My question contains the following example : Find the integral of $$\frac{x^3-x+4}{x^4-2x^3+2x^2-2x+1} = \frac{A}{x-1} + \frac{B}{(x-1)^2} + \frac{C x + D}{x^2+1}$$
So why is $B$ not multiplied by $x$ with another variable say $E$ because the denominator is also from a 2nd degree?
On
Because the theorem on partial fraction decomposition of rational functions claims that such a decomposition exists. So, why bother to introduce a new constant $E$? Computations are simpler without it.
On
The general partial fractions decomposition theorem asserts that`
Let $K$ be a commutative field, $\dfrac{F(x)}{G(x)}$ a rational fraction with coefficients in $K$. This fraction has a unique decomposition as a sum of a polynomial $Q(X)$ and rational fractions $\dfrac{A(x)}{P(x)^n}$, where
- $Q(x)$ is the remainder in the euclidean division of $F(X)$ by $G(X)$,
- $P(X)$ is irreducible in $K[X]$ and $\;\deg A <\deg \color{red}{P}$.

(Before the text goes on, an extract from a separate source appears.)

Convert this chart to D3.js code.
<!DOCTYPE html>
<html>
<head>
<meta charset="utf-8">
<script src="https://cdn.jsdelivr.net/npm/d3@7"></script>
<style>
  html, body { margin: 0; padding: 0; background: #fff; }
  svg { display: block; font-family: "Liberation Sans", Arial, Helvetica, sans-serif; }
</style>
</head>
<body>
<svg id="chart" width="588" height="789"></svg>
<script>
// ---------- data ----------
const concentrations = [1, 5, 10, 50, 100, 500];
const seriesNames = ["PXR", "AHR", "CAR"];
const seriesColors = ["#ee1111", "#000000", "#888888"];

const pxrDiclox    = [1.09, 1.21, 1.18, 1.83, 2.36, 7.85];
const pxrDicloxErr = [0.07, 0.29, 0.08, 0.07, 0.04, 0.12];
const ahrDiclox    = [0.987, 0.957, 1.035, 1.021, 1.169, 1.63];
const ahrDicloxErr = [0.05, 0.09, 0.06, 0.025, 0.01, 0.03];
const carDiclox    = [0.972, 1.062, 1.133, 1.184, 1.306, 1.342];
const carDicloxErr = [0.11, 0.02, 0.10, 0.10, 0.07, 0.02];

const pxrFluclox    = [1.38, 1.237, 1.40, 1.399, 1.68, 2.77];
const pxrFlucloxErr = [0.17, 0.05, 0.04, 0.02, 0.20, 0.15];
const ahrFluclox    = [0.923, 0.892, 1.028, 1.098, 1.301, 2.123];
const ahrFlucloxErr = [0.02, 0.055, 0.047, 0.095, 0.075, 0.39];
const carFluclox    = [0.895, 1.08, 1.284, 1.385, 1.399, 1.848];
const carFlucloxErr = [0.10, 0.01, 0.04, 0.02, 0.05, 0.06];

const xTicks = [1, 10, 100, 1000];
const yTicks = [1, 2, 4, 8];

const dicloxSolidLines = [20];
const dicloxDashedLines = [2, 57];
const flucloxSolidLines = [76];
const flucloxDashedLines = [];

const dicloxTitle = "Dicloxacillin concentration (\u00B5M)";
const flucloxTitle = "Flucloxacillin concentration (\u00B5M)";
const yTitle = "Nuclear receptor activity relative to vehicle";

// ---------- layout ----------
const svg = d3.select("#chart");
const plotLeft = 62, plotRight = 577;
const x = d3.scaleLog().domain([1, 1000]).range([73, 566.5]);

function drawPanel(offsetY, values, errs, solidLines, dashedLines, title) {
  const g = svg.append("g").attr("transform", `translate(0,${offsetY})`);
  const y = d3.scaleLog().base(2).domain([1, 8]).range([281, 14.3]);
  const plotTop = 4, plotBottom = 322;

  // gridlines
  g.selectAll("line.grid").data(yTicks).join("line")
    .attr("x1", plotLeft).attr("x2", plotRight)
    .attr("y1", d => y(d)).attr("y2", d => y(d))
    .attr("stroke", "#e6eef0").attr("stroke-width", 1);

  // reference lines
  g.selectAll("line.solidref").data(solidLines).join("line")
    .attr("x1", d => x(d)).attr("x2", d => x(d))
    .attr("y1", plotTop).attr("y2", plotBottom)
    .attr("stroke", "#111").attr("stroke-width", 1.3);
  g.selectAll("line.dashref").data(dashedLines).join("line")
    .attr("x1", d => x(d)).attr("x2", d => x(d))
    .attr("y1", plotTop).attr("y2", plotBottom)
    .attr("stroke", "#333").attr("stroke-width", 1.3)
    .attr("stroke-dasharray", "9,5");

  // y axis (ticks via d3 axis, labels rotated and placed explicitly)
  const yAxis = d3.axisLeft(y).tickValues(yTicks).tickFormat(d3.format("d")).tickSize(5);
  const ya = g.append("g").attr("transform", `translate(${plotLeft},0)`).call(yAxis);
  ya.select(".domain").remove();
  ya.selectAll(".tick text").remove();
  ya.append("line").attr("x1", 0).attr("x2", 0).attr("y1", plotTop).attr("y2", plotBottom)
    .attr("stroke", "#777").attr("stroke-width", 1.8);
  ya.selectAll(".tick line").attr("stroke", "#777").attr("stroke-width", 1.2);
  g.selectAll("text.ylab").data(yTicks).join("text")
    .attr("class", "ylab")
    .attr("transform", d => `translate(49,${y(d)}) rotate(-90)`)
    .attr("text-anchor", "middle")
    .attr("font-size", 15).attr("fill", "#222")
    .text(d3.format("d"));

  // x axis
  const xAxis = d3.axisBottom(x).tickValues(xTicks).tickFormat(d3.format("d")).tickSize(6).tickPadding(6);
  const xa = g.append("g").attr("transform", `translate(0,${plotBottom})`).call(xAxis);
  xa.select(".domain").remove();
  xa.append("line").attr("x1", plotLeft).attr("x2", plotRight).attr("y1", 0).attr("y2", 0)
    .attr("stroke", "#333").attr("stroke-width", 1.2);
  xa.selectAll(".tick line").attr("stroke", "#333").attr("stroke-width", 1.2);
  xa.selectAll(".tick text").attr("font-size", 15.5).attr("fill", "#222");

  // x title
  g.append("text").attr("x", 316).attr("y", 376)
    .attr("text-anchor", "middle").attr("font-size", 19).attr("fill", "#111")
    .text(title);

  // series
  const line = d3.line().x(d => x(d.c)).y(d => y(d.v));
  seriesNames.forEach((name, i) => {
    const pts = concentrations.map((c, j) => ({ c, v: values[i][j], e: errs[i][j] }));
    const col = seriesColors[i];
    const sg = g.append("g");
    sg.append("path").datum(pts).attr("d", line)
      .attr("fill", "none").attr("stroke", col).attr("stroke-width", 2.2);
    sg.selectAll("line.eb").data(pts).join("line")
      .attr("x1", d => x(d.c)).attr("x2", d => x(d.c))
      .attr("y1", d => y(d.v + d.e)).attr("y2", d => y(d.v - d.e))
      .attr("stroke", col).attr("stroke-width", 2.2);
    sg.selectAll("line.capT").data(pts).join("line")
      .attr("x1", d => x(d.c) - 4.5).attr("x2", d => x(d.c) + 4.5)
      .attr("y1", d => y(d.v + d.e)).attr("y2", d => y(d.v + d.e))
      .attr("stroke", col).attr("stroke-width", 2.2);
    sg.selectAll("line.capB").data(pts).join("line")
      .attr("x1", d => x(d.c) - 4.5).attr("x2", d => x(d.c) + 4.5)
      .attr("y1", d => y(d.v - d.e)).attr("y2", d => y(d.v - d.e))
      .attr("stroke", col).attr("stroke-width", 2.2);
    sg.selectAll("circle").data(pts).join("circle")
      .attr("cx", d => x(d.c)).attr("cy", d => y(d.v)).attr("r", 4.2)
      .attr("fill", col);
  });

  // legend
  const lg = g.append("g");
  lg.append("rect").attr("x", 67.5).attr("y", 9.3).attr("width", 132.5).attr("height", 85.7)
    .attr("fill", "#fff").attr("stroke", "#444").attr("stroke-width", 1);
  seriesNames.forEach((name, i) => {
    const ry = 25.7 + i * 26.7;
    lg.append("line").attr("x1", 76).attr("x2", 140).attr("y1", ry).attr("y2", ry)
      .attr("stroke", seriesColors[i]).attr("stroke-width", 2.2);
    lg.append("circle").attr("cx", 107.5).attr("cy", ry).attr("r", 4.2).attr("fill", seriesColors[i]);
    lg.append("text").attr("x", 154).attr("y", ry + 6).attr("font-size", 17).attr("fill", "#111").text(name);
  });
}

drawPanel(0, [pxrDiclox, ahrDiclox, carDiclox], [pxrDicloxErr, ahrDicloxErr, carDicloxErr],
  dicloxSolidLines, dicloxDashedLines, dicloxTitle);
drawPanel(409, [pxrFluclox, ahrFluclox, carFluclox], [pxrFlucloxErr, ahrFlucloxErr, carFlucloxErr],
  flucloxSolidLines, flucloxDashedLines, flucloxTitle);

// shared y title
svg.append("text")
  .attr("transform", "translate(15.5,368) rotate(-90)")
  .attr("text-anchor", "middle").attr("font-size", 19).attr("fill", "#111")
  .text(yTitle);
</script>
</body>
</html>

Furthermore, assume the denominator has a decomposition into irreducible polynomials: $\;G(X)=P_1(X)^{n_1}\dotsm P_t(X)^{n_t}.$ Then $$\frac{F(x)}{G(x)}=Q(X)+R_1(X)+\dots+R_t(X),\qquad R_i(X)\in K(X).$$ where each rational fraction has the form $$R_i(X)=\frac{A_{i,1}(X)}{P_{i}(X)}+\dots+\frac{A_{i,n_{i}}(X)}{P_{i}(X)^{n_i}},\qquad \deg A_{i,1},\dots,\deg A_{i,{n_i}}<\deg P_i. $$
Notice that we have $$\frac{A}{x-1} + \frac{B}{(x-1)^2}$$ which is indeed $$\frac{Ax-A+B}{(x-1)^2}$$ which also can be written as $$\frac{Ex+F}{(x-1)^2}$$ by defining $E = A$ and $F = -A+B$.

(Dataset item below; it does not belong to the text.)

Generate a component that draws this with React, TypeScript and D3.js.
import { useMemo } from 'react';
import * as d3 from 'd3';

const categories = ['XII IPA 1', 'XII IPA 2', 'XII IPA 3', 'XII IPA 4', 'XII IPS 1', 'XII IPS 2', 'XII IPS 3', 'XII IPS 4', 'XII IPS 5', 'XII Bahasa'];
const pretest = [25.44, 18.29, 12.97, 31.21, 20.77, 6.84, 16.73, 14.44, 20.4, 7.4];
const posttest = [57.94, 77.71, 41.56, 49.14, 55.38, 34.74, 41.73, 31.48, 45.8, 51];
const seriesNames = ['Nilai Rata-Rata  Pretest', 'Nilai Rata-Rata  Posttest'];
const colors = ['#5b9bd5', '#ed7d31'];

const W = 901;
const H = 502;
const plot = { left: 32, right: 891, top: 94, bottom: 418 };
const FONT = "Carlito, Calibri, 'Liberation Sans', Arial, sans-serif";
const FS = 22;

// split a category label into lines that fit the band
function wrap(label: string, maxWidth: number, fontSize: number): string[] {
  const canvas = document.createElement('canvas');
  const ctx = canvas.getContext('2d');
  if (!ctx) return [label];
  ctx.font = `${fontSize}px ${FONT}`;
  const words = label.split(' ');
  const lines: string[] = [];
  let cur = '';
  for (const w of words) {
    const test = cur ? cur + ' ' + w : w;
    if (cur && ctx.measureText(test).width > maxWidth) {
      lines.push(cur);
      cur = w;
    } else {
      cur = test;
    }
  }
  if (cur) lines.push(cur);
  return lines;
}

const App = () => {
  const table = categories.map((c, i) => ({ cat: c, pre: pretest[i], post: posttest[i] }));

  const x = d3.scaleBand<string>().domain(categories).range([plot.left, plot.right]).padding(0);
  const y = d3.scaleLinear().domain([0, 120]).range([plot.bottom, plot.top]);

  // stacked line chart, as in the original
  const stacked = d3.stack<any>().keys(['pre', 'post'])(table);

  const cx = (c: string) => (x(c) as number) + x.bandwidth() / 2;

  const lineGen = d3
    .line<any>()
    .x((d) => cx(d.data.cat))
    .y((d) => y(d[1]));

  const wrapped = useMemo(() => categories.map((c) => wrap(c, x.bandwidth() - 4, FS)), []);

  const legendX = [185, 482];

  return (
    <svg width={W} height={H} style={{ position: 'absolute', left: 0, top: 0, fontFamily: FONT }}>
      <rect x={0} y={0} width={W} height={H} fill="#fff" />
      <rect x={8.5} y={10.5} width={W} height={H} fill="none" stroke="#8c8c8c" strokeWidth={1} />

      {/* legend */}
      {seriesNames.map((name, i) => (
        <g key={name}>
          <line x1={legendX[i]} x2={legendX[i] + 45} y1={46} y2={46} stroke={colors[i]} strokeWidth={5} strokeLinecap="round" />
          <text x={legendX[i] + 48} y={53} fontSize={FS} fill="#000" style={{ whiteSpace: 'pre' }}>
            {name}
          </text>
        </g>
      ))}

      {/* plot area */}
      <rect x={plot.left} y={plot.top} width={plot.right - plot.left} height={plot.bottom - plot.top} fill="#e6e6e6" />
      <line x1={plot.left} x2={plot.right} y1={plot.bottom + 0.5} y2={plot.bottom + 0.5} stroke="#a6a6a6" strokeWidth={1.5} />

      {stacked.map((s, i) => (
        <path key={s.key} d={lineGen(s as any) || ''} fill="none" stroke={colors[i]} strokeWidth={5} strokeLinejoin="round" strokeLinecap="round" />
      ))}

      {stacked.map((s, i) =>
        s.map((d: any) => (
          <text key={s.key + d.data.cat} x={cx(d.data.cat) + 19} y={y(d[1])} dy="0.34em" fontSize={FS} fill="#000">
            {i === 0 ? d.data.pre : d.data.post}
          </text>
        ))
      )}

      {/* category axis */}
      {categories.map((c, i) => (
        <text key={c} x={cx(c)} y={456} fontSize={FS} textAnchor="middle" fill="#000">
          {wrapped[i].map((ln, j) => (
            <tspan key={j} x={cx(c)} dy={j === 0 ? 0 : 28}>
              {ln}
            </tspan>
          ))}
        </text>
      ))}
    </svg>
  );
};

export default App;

Or we can change some of the definitions to get: $$\frac{A}{x-1} + \frac{Gx+H}{(x-1)^2} = \frac{(A+G)x+H-A}{(x-1)^2} = \frac{Ex+F}{(x-1)^2}$$ where we can define $E = A+G$ and $F = H-A$. These two should give same $E$ and $F$ in the end. But in this case, values for $A,G,H$ are not unique so I suggest you to use the first decomposition.